O Senhor com um tom de voz suave, que minhas
orelhas indignas ouviram, me disse.
Não te apareci deste modo para
accrescentar tua fé, mas para fortalecer teu coração neste conflito, e fundar
os principios de teu Reino sobre pedra firme. Confia Affonso, porque não só
vencerás esta batalha, mas todas as outras em que pelejares contra os inimigos
de minha Cruz. Acharás tua gente alegre, e esforçada para a peleja, e te pedirá
que entres na batalha com titulo de Rei. Não ponhas duvida, mas tudo quanto te
pedirem lhe concede facilmente. Eu sou o fundador, e destruidor dos Reinos, e
Imperios, e quero em ti, e teus decendentes fundar para mim um Imperio, por
cujo meio seja meu nome publicado entre as Nações mais estranhas. E para que
teus decendentes conheçam quem lhe dá o Reino, comporás o Escudo de tuas Armas
do preço com que eu remi o genero humano, e daquelle porque fui comprado dos
judeos, e ser-me-ha Reino santificado, puro na fé, e amado por minha piedade.

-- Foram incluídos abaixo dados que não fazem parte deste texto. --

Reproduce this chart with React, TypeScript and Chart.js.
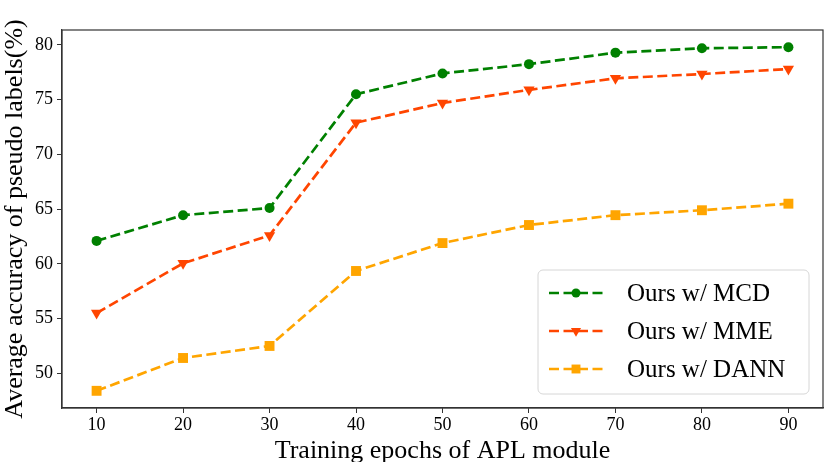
import { useEffect, useRef } from "react";
import { Chart, ChartConfiguration, registerables, Plugin } from "chart.js";
import { drawPoint } from "chart.js/helpers";

Chart.register(...registerables);

const epochs = [10, 20, 30, 40, 50, 60, 70, 80, 90];
const mcdAcc = [62.1, 64.45, 65.1, 75.5, 77.4, 78.25, 79.3, 79.7, 79.8];
const mmeAcc = [55.5, 60.05, 62.6, 72.9, 74.7, 75.9, 76.95, 77.35, 77.8];
const dannAcc = [48.4, 51.4, 52.5, 59.35, 61.9, 63.55, 64.45, 64.9, 65.5];
const seriesNames = ["Ours w/ MCD", "Ours w/ MME", "Ours w/ DANN"];
const xTicks = [10, 20, 30, 40, 50, 60, 70, 80, 90];
const yTicks = [50, 55, 60, 65, 70, 75, 80];

const FONT = "'Liberation Serif', 'Times New Roman', serif";
const AXIS = "#333333";

// box round the plot, like matplotlib spines, plus the legend inside it
const frameAndLegend: Plugin = {
  id: "frameAndLegend",
  afterDraw(chart) {
    const { ctx, chartArea } = chart;
    ctx.save();
    ctx.strokeStyle = AXIS;
    ctx.lineWidth = 1.2;
    ctx.strokeRect(chartArea.left, chartArea.top, chartArea.right - chartArea.left, chartArea.bottom - chartArea.top);

    const bx = 538, by = 270, bw = 271, bh = 124;
    ctx.beginPath();
    ctx.roundRect(bx, by, bw, bh, 5);
    ctx.fillStyle = "rgba(255,255,255,0.85)";
    ctx.fill();
    ctx.strokeStyle = "#d6d6d6";
    ctx.lineWidth = 1;
    ctx.stroke();

    chart.data.datasets.forEach((ds: any, i) => {
      const y = 293 + i * 38;
      ctx.strokeStyle = ds.borderColor;
      ctx.lineWidth = ds.borderWidth;
      ctx.setLineDash(ds.borderDash);
      ctx.beginPath();
      ctx.moveTo(549, y);
      ctx.lineTo(603, y);
      ctx.stroke();
      ctx.setLineDash([]);
      ctx.fillStyle = ds.borderColor;
      drawPoint(ctx, {
        pointStyle: ds.pointStyle,
        radius: ds.pointRadius * 0.9,
        rotation: ds.pointRotation || 0,
        borderWidth: 0,
      }, 576, y);
      ctx.fillStyle = "#000";
      ctx.font = `25px ${FONT}`;
      ctx.textBaseline = "middle";
      ctx.textAlign = "left";
      ctx.fillText(ds.label, 627, y + 1);
    });
    ctx.restore();
  },
};

export default function App() {
  const chartRef = useRef<HTMLCanvasElement>(null);
  const chartInstance = useRef<Chart | null>(null);

  useEffect(() => {
    document.body.style.margin = "0";
    if (!chartRef.current) return;
    if (chartInstance.current) chartInstance.current.destroy();
    const ctx = chartRef.current.getContext("2d");
    if (!ctx) return;

    const toPoints = (vals: number[]) => epochs.map((e, i) => ({ x: e, y: vals[i] }));
    const line = {
      borderWidth: 2.7,
      borderDash: [10, 4.5],
      showLine: true,
      fill: false,
      tension: 0,
      pointBorderWidth: 0,
    };

    const config: ChartConfiguration = {
      type: "scatter",
      data: {
        datasets: [
          {
            ...line,
            label: seriesNames[0],
            data: toPoints(mcdAcc),
            borderColor: "#008000",
            backgroundColor: "#008000",
            pointStyle: "circle",
            pointRadius: 5,
          },
          {
            ...line,
            label: seriesNames[1],
            data: toPoints(mmeAcc),
            borderColor: "#ff4500",
            backgroundColor: "#ff4500",
            pointStyle: "triangle",
            pointRotation: 180,
            pointRadius: 6.5,
          },
          {
            ...line,
            label: seriesNames[2],
            data: toPoints(dannAcc),
            borderColor: "#ffa500",
            backgroundColor: "#ffa500",
            pointStyle: "rect",
            pointRadius: 7,
          },
        ] as any,
      },
      options: {
        responsive: false,
        animation: false,
        devicePixelRatio: 1,
        layout: { padding: { left: 0, top: 30, right: 8, bottom: 0 } },
        plugins: {
          legend: { display: false },
          tooltip: { enabled: false },
        },
        scales: {
          x: {
            type: "linear",
            min: 6,
            max: 94,
            afterBuildTicks: (s: any) => {
              s.ticks = xTicks.map((v) => ({ value: v }));
            },
            afterFit: (s: any) => {
              s.height = 54;
            },
            grid: { display: true, drawOnChartArea: false, tickLength: 5, color: AXIS, tickColor: AXIS },
            border: { display: true, color: AXIS, width: 1.2 },
            ticks: { color: "#000", font: { family: FONT, size: 18 }, padding: 1, maxRotation: 0 },
            title: {
              display: true,
              text: "Training epochs of APL module",
              color: "#000",
              font: { family: FONT, size: 26 },
              padding: { top: 0, bottom: -5 },
            },
          },
          y: {
            type: "linear",
            min: 46.83,
            max: 81.37,
            afterBuildTicks: (s: any) => {
              s.ticks = yTicks.map((v) => ({ value: v }));
            },
            afterFit: (s: any) => {
              s.width = 62;
            },
            grid: { display: true, drawOnChartArea: false, tickLength: 5, color: AXIS, tickColor: AXIS },
            border: { display: true, color: AXIS, width: 1.2 },
            ticks: { color: "#000", font: { family: FONT, size: 18 }, padding: 4 },
            title: {
              display: true,
              text: "Average accuracy of pseudo labels(%)",
              color: "#000",
              font: { family: FONT, size: 26 },
              padding: { top: 0, bottom: 0 },
            },
          },
        },
      },
      plugins: [frameAndLegend],
    };

    chartInstance.current = new Chart(ctx, config);
    return () => {
      if (chartInstance.current) {
        chartInstance.current.destroy();
        chartInstance.current = null;
      }
    };
  }, []);

  return (
    <div style={{ width: 831, height: 462, background: "#fff" }}>
      <canvas ref={chartRef} width={831} height={462} style={{ display: "block" }}></canvas>
    </div>
  );
}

Eu tanto que ouvi estas cousas, prostrado em terra
o adorei dizendo:
Porque meritos, Senhor, me mostrais tão grande
misericordia? Ponde pois vossos benignos olhos nos successores que me
prometeis, e guardai salva a gente Portugueza. E se acontecer, que tenhais
contra ella algum castigo apparelhado, executai-o antes em mim, e em meus
descendentes, e livrai este povo, que amo como a único filho.
Consentindo nisto o Senhor, disse:
Não se apartará delles, nem de ti nunca minha
misericordia, porque por sua via tenho apparelhadas grandes searas, e a elles
escolhidos por meus segadores em terras mui remotas.
Ditas estas palavras dezapareceu, e eu cheio de
confiança, e suavidade me tornei para o Real. E que isto passasse na verdade,
juro eu D. Affonso pelos Santos Evangelhos de JESU Christo tocados com estas
mãos. E por tanto mando a meus decendentes, que para sempre succederem, que em
honra da Cruz e cinco Chagas de JESU Christo tragam em seu Escudo cinco Escudos
partidos em Cruz, e em cada um delles os trinta dinheiros, e por timbre a
Serpente de Moysés, por ser figura de Christo, e este seja o tropheo de nossa
geração. E se alguem intentar o contrario, seja maldito do Senhor, e
atormentado no Inferno com Judas o treidor.
Foi feita a presenta carta em Coimbra aos vinte e
nove de Outubro, era de mil e cento e cincoenta e dous.
Eu El-Rei D. Affonso.
João Metropolitano Bracharense. - João Bispo de Coimbra.- Theotonio Prior. - Fernão Peres Vedor da Casa.- Vasco Sanches.- Affonso Mendes Governador de Lisboa.- Gonçalo de Sousa Procurador de entre Douro e Minho.- Payo Mendes Procurador de Viseu.- Sueiro Martins Procurador de Coimbra.- Mem Peres o escreveu por Mestre Alberto Cancellario del-Rei.